Nigerians now talk quite a bit about “body language.” It is very obvious to any routine observer that President Buhari’s body language is at odds with the “messy” and slow ways of democracy. He is nostalgic for that moment when he, and just a very few others would sit in a room, and decide the fate of people, and place a decree in the name of the Armed Forces to that effect. And it was always with “immediate effect.” His impatience is manifested in his relationship with the Legislature, that rowdy and imponderable market of ideas, as well as of chicanery, and hubris, where you have, like the Roman Senate, the soul as well as the hamartia of the Republic. Which is how it should be. There are two kinds of parliament – the rubber stamp parliament or the active parliament, which understands the enormity of its own powers.
The current Assembly – the 8th convention – is the only Assembly since the return of democracy in 1998 in Nigeria which has shown some cojones unlike the past Assemblies, which after Obasanjo’s manipulation of its members to remove Chuba Okadigbo, became something of a dog-in-a manger parliament. Largely ineffective. I have said before, the Legislature is the most powerful institution of the republic, not the executive, and not even the judges often installed in cold, deliberate silence in the Palace of Justice.
The power of the legislature is in the purse. It has the yam and it has the knife. No president can spend money unless authorized to do so by the Legislature. The power to spend is also not absolute, because it can be reviewed by legislative process. The spending plan of every elected government is in its budget proposals. The process is quite complicated. It begins from data generated from the Federal Office of Statistics which collates strategic national behavioral data – economic, and social – through its systems, and with a Federal audit process generates Economic and demographic data for the government, with which to develop a plan for the programs of government that would deepen the economic and social life of the country. Intelligence gathered by that process of audits helps to determine where needs are to be most met, based on the numbers projected, using public health records, census records, Labour and skills prevalence data, market activity analysis, price shifts, consumer patterns, area housing demands, transportation conurbations, migration patterns, farm production analysis, etc.
How often people use roads will determine attrition, and such frequency helps to determine road access and rehabilitation priority. These data, some classified, are passed through Civil Service channels, and various duty officers analyze, collate, and domesticate the data in relation to their various areas of the service and establishment. These then are put to concrete detail to aid the political leadership in developing a vision of action for the year, or for framing the four year cycle, and that vision is consolidated, with other routine functions of administration into a budget proposal. After the Executive Council meets and agrees with the president on the detail of the budget proposal, the president would then, under more normal situations, invite his party’s leadership to conference on the proposal, and firm it all up as the vision both of the party and the president as the leader of his party.
In other words, the party’s parliamentary leadership then takes on the duty of pushing these proposals through the Legislative Budget sessions, which is actually where the tyre meets the road.

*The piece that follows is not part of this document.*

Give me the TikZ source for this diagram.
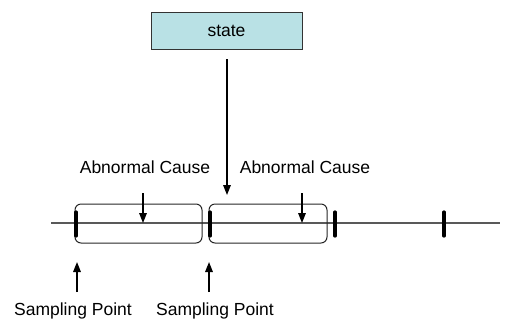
\documentclass[tikz,border=0pt]{standalone}
\usepackage{fontspec}
\setmainfont{Liberation Sans}
\usetikzlibrary{arrows.meta}
\definecolor{statecyan}{HTML}{B9E1E5}
\tikzset{
  lbl/.style={font=\fontsize{17.5}{20}\selectfont, inner sep=0pt},
  causebox/.style={draw=black!85, line width=1pt, rounded corners=6pt, minimum height=39pt},
  tick/.style={line width=3.2pt, line cap=round},
  arr/.style={line width=1.5pt, -{Triangle[length=10pt,width=7.5pt]}}
}
\begin{document}
\begin{tikzpicture}[x=1pt, y=-1pt]
  \useasboundingbox (0,0) rectangle (526,322);
  %%%%% START %%%%%

  % state box and its arrow
  \node[draw=black!80, fill=statecyan, line width=0.8pt, minimum width=151pt, minimum height=37pt,
        font=\fontsize{17.5}{20}\selectfont] (state) at (226.5, 30.5) {state};
  \coordinate (statestart) at (227, 59);
  \coordinate (stateend) at (227, 195);
  \draw[arr] (statestart) -- (stateend);

  % time line
  \coordinate (linestart) at (51, 223);
  \coordinate (lineend) at (500, 223);
  \draw[line width=1.4pt, color=black!65] (linestart) -- (lineend);

  % windows
  \node[causebox, minimum width=127pt] (win1) at (138.5, 223.5) {};
  \node[causebox, minimum width=118pt] (win2) at (268, 223.5) {};

  % sampling ticks
  \draw[tick] (76, 212) -- (76, 236);
  \draw[tick] (210, 212) -- (210, 236);
  \draw[tick] (335, 212) -- (335, 236);
  \draw[tick] (444, 212) -- (444, 236);

  % abnormal causes
  \node[lbl] (cause1) at (145, 167) {Abnormal Cause};
  \node[lbl] (cause2) at (305, 167) {Abnormal Cause};
  \coordinate (c1top) at (143, 193);
  \coordinate (c1bot) at (143, 223);
  \coordinate (c2top) at (302, 193);
  \coordinate (c2bot) at (302, 223);
  \draw[arr] (c1top) -- (c1bot);
  \draw[arr] (c2top) -- (c2bot);

  % sampling points
  \node[lbl] (samp1) at (73, 311) {Sampling Point};
  \node[lbl] (samp2) at (215, 311) {Sampling Point};
  \coordinate (s1bot) at (77, 292);
  \coordinate (s1top) at (77, 262);
  \coordinate (s2bot) at (209, 292);
  \coordinate (s2top) at (209, 262);
  \draw[arr] (s1bot) -- (s1top);
  \draw[arr] (s2bot) -- (s2top);

  %%%%% END %%%%%
\end{tikzpicture}
\end{document}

In other words, the president’s budget plan is merely a proposal when it arrives the Legislative Houses for discussion. It only becomes an operational budget after it has been discussed and approbated by the legislature – the National Assembly in the case of Nigeria. To become actionable the legislative members of the two Houses must agree on line items, on the appropriate spending rationale, and the law of the republic permits them to tinker with the budget proposal sent to them by the Executive. It becomes the task of the president’s party to whip the proposal through the legislative process. If the President’s party has a weak majority, it is compelled to negotiate with certain interests within the opposition party to agree to pass the budget within a given timeline. It is a deliberate, and sometimes rancorous process, and it is mostly done at the committee levels. It is therefore not unimaginable that the President’s budget proposals returns to him to sign into law with things he neither added nor agrees with, because to pass a budget necessitates concessions, and that is what democracy is all about.
To concede and compromise on small issues in order to win major issues. So, let us say the President proposes under his own budget plans a N100 billion Herdsmen resettlement program, and it is a key agenda of the president’s for that year, and for his presidency. He needs the votes of key members of the National Assembly to see that line item passed in the budget, and authorized under the bill to spend, because if the legislators shoot down that program, or if they find no reason to fund it, the program dies at the Ways and Means Committee level. But to muster the votes, the Chief Whip of the President’s party meets with the Whips of the other parties in the Assembly, and they add – Nigerians call it “padding” and Americans call it “Pork” – line budget items that would satisfy the constituency interests of sometimes opposition members or even party members who need these constituency projects to reflect their own interests. Say, an agreement to fund through a Federal grant, the Aba Metropolitan Sewer Rehabilitation program, which becomes the condition for which the Representative from Aba would agree to vote for the president’s key legislative proposals. All these are normal in a democracy, and in the legislative process. It is not an evil undertaking to tinker with the president’s budget proposal. It is not corrupt. And the President, unless he has the votes, cannot expect to get his budget proposals returned to him in its pristine form, before he signs the appropriation bill into law.
If he does not sign, the Legislature, if they too can muster the appropriate votes, can override him. The point of this is to remind President Buhari that he may still not understand the workings of the legislative process under democratic rule, given his past, when all budgets emanate from a Supreme Center, and rubber stamped by the Supreme Military Council. But there is a method to what he might consider the madness of legislative authority over the presidency. It is important that the president learns to work with the National Assembly, not harass, or even, as it is now being alleged with the latest arrest of Senator Enyinna Abaribe, hound opposition members of the National Assembly using the Department of State Services, Nigeria’s Secret Service, whose mission must as a matter of urgency be redefined by a new National Security Act, if it is not to be constantly misused by the executive as a means of squelching Legislative independence.